## [Brief]
Produce an exact transcription of the listing below, omitting the pictures.

## [Dataset content]

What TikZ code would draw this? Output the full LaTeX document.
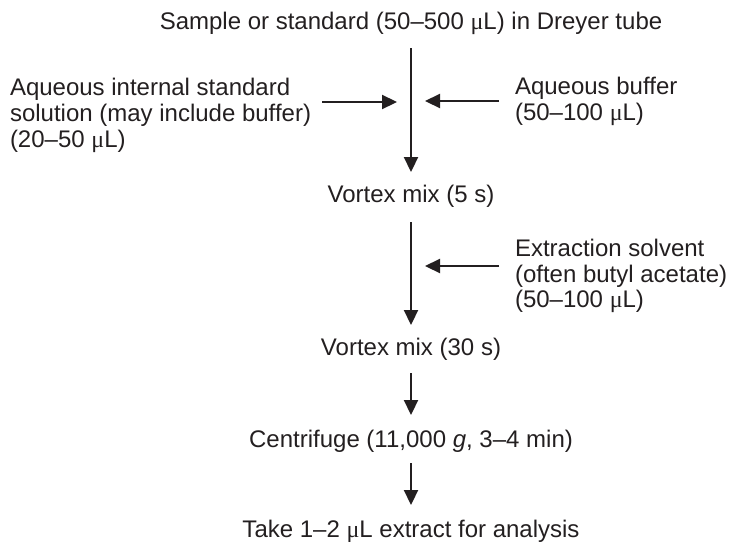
\documentclass[tikz,border=0pt]{standalone}
\usepackage{fontspec}
\setmainfont{Liberation Sans}
\newfontfamily\mufont{Liberation Serif}
\usetikzlibrary{arrows.meta}
\definecolor{ink}{RGB}{35,31,32}
\newcommand{\uL}{{\mufont μ}L}
\begin{document}
\begin{tikzpicture}[x=1pt,y=-1pt,
  every node/.style={inner sep=0pt,outer sep=0pt,text=ink,font=\fontsize{24}{26}\selectfont},
  stepnode/.style={anchor=base,text height=17pt,text depth=5pt},
  sidetext/.style={anchor=base west},
  arr/.style={draw=ink,line width=2.2pt,-{Triangle[length=15pt,width=14pt]}}]
\useasboundingbox (0,0) rectangle (730,541);
% main steps
\node[stepnode] (top) at (411,29) {Sample or standard (50–500 \uL) in Dreyer tube};
\node[stepnode] (vm1) at (411,202) {Vortex mix (5 s)};
\node[stepnode] (vm2) at (411,355) {Vortex mix (30 s)};
\node[stepnode] (cf) at (411,447) {Centrifuge (11,000 \textit{g}, 3–4 min)};
\node[stepnode] (tk) at (411,537) {Take 1–2 \uL\ extract for analysis};
% side texts
\node[sidetext] (is1) at (10,95) {Aqueous internal standard};
\node[sidetext] (is2) at (10,121) {solution (may include buffer)};
\node[sidetext] (is3) at (10,147) {(20–50 \uL)};
\node[sidetext] (ab1) at (515,94) {Aqueous buffer};
\node[sidetext] (ab2) at (515,120) {(50–100 \uL)};
\node[sidetext] (es1) at (515,256) {Extraction solvent};
\node[sidetext] (es2) at (515,282) {(often butyl acetate)};
\node[sidetext] (es3) at (515,307) {(50–100 \uL)};
% vertical connectors
\draw[arr,shorten <=14pt,shorten >=13pt] (top.south) -- (vm1.north);
\draw[arr,shorten <=15pt,shorten >=13pt] (vm1.south) -- (vm2.north);
\draw[arr,shorten <=13pt,shorten >=15pt] (vm2.south) -- (cf.north);
\draw[arr,shorten <=11pt,shorten >=15pt] (cf.south) -- (tk.north);
% horizontal connectors
\coordinate (isa) at (322,102);
\coordinate (isb) at (397,102);
\coordinate (aba) at (499,101);
\coordinate (abb) at (425,101);
\coordinate (esa) at (499,266);
\coordinate (esb) at (425,266);
\draw[arr] (isa) -- (isb);
\draw[arr] (aba) -- (abb);
\draw[arr] (esa) -- (esb);
\end{tikzpicture}
\end{document}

## [Reply to the exercise]
What TikZ code would draw this? Output the full LaTeX document.
\documentclass[tikz,border=0pt]{standalone}
\usepackage{fontspec}
\setmainfont{Liberation Sans}
\newfontfamily\mufont{Liberation Serif}
\usetikzlibrary{arrows.meta}
\definecolor{ink}{RGB}{35,31,32}
\newcommand{\uL}{{\mufont μ}L}
\begin{document}
\begin{tikzpicture}[x=1pt,y=-1pt,
  every node/.style={inner sep=0pt,outer sep=0pt,text=ink,font=\fontsize{24}{26}\selectfont},
  stepnode/.style={anchor=base,text height=17pt,text depth=5pt},
  sidetext/.style={anchor=base west},
  arr/.style={draw=ink,line width=2.2pt,-{Triangle[length=15pt,width=14pt]}}]
\useasboundingbox (0,0) rectangle (730,541);
% main steps
\node[stepnode] (top) at (411,29) {Sample or standard (50–500 \uL) in Dreyer tube};
\node[stepnode] (vm1) at (411,202) {Vortex mix (5 s)};
\node[stepnode] (vm2) at (411,355) {Vortex mix (30 s)};
\node[stepnode] (cf) at (411,447) {Centrifuge (11,000 \textit{g}, 3–4 min)};
\node[stepnode] (tk) at (411,537) {Take 1–2 \uL\ extract for analysis};
% side texts
\node[sidetext] (is1) at (10,95) {Aqueous internal standard};
\node[sidetext] (is2) at (10,121) {solution (may include buffer)};
\node[sidetext] (is3) at (10,147) {(20–50 \uL)};
\node[sidetext] (ab1) at (515,94) {Aqueous buffer};
\node[sidetext] (ab2) at (515,120) {(50–100 \uL)};
\node[sidetext] (es1) at (515,256) {Extraction solvent};
\node[sidetext] (es2) at (515,282) {(often butyl acetate)};
\node[sidetext] (es3) at (515,307) {(50–100 \uL)};
% vertical connectors
\draw[arr,shorten <=14pt,shorten >=13pt] (top.south) -- (vm1.north);
\draw[arr,shorten <=15pt,shorten >=13pt] (vm1.south) -- (vm2.north);
\draw[arr,shorten <=13pt,shorten >=15pt] (vm2.south) -- (cf.north);
\draw[arr,shorten <=11pt,shorten >=15pt] (cf.south) -- (tk.north);
% horizontal connectors
\coordinate (isa) at (322,102);
\coordinate (isb) at (397,102);
\coordinate (aba) at (499,101);
\coordinate (abb) at (425,101);
\coordinate (esa) at (499,266);
\coordinate (esb) at (425,266);
\draw[arr] (isa) -- (isb);
\draw[arr] (aba) -- (abb);
\draw[arr] (esa) -- (esb);
\end{tikzpicture}
\end{document}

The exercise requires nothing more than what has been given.